Yesterday’s Gone: Episodes 1 and 2 — Sean Platt and David Wright

Frazer’s album cover art, is gratefully acknowledged as the most appropriate image of intent for Yesterday’s Gone.

First off, I’m not big on the zombie genre.  When or if the time comes I’ll be more than happy to do my head-stomping, machete chopping, fire-popping best to free mankind from the scourge.  And I’ll be taking as many as I can with me, if I’m going down.  But reading about it just isn’t that entertaining.


Having said that, I will probably not go out of my way to find Episode 3, Season 2, or Season 3.  Episode 1 seemed a little derivative of Stephen Kings “The Stand” a large number of disparate groups of people drawn inexplicably together over great distances.  Some have a keen understanding of the situation and others may not understand but are touched in some way that makes them special.  You can love or hate the characters based on their particular personalities.  You can also see the lines being drawn between the good and the evil in the world, and what the good has to do sometimes to protect itself from the evil.


This is where the story takes on it’s own character and life.  Even if though the baseline rendering of the characters and circumstances seems less than original, the premise supports itself and its development.  It is completely unclear what has happened to humanity, and how those who remain were chosen.  What is clear  is that each character introduced in the first two episodes has a unique role to play in the greater story, even those characters with only cameo appearances.  (Similar to the original Star Trek unnamed technician on away teams, who always gets eaten, zapped, shot or disintegrated, the character is necessary to the movement of the plot or the development of another character.)
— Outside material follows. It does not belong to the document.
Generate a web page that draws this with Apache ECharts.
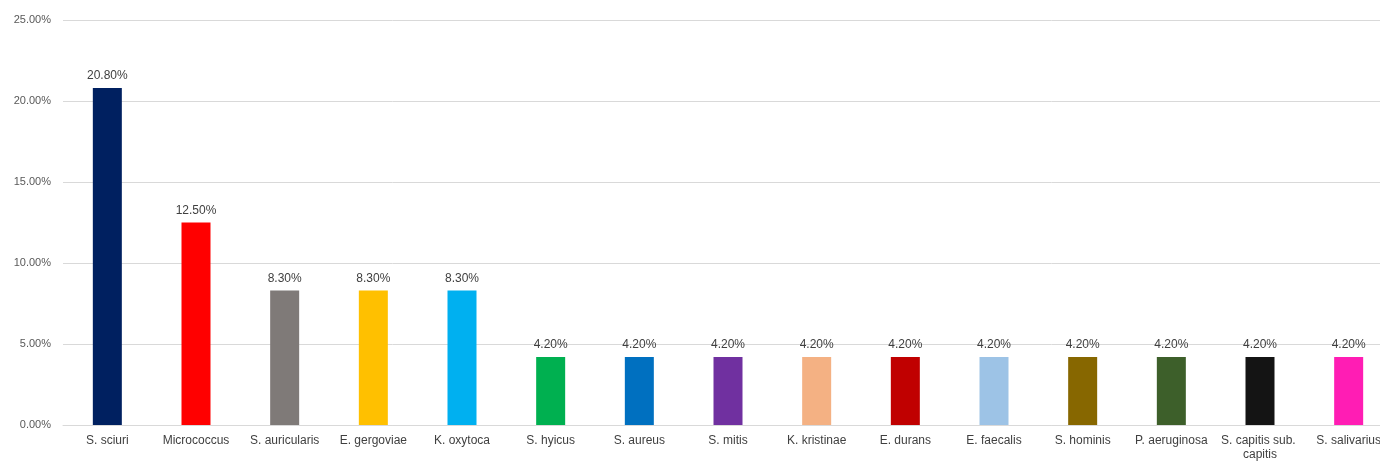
<!DOCTYPE html>
<html>
<head>
<meta charset="utf-8">
<script src="https://cdn.jsdelivr.net/npm/echarts@6/dist/echarts.min.js"></script>
<style>
  html, body { margin: 0; padding: 0; background: #ffffff; }
  #chart { width: 1380px; height: 461px; }
</style>
</head>
<body>
<div id="chart"></div>
<script>
// Isolates by species (share of total, %)
const categories = [
  'S. sciuri', 'Micrococcus', 'S. auricularis', 'E. gergoviae', 'K. oxytoca',
  'S. hyicus', 'S. aureus', 'S. mitis', 'K. kristinae', 'E. durans',
  'E. faecalis', 'S. hominis', 'P. aeruginosa', 'S. capitis sub. capitis', 'S. salivarius'
];
const values = [20.8, 12.5, 8.3, 8.3, 8.3, 4.2, 4.2, 4.2, 4.2, 4.2, 4.2, 4.2, 4.2, 4.2, 4.2];
const barColors = [
  '#002060', '#FF0000', '#7F7A78', '#FFC000', '#00B0F0',
  '#00B050', '#0070C0', '#7030A0', '#F4B183', '#C00000',
  '#9DC3E6', '#876700', '#3D5F2A', '#141414', '#FF1DB4'
];
const yTicks = [0, 5, 10, 15, 20, 25];

const chart = echarts.init(document.getElementById('chart'), null, { renderer: 'canvas' });

chart.setOption({
  animation: false,
  backgroundColor: '#ffffff',
  // plot runs slightly past the right edge of the canvas
  grid: { left: 63, top: 20, right: -13, height: 405, containLabel: false, outerBoundsMode: 'none' },
  xAxis: {
    type: 'category',
    data: categories,
    axisLine: { show: true, lineStyle: { color: '#d9d9d9', width: 1 } },
    axisTick: { show: false },
    axisLabel: {
      interval: 0,
      margin: 9,
      color: '#404040',
      fontFamily: 'Liberation Sans, Arial, sans-serif',
      fontSize: 12,
      width: 88,
      overflow: 'break',
      lineHeight: 14
    }
  },
  yAxis: {
    type: 'value',
    min: yTicks[0],
    max: yTicks[yTicks.length - 1],
    interval: 5,
    axisLine: { show: false },
    axisTick: { show: false },
    splitLine: { show: true, lineStyle: { color: '#d9d9d9', width: 1 } },
    axisLabel: {
      margin: 12,
      color: '#595959',
      fontFamily: 'Liberation Sans, Arial, sans-serif',
      fontSize: 11,
      formatter: v => v.toFixed(2) + '%'
    }
  },
  series: [{
    type: 'bar',
    barWidth: 29,
    data: values.map((v, i) => ({ value: v, itemStyle: { color: barColors[i] } })),
    label: {
      show: true,
      position: 'top',
      distance: 6,
      color: '#404040',
      fontFamily: 'Liberation Sans, Arial, sans-serif',
      fontSize: 12,
      formatter: p => p.value.toFixed(2) + '%'
    }
  }]
});
</script>
</body>
</html>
The bad guys, if that’s what to call them, are amorphous and undead.  No question.  Much of their activity is off screen in the first two episodes, and only a shadow of what they are capable of doing is revealed. How they got that way, and what becomes of their victims, is been played on only slightly in these two sections.  There are any number of questions you ask yourself at this stage, questions the authors hope you will return to learn the answers.  What is the swirly cloud (why 2:15)? Why the fog, the scorched earth, the missing stuff? And what about the misshapen creatures with the “Click, click, click” shit going on?


This is pretty much a cross between K-Pax and Dawn of the Dead.  The plot is complex and intense enough to be enjoyed by more hardcore zombie fans, and yet accessible enough for the casual zombie reader.  Organizing the novel by character, allows for multiple timelines, making geographically separate events run smoothly. I enjoyed reading these episodes and find the characters to be well developed and interesting.  I even care about what happens next for many of them. If further episodes were to jump onto my kindle while I slept, I’d read them also.  As a plotline, however, I’m just not that into mawing, gumming, chewing and click, click, clicking to go out of my way.


Good story, good writing, just not my speed.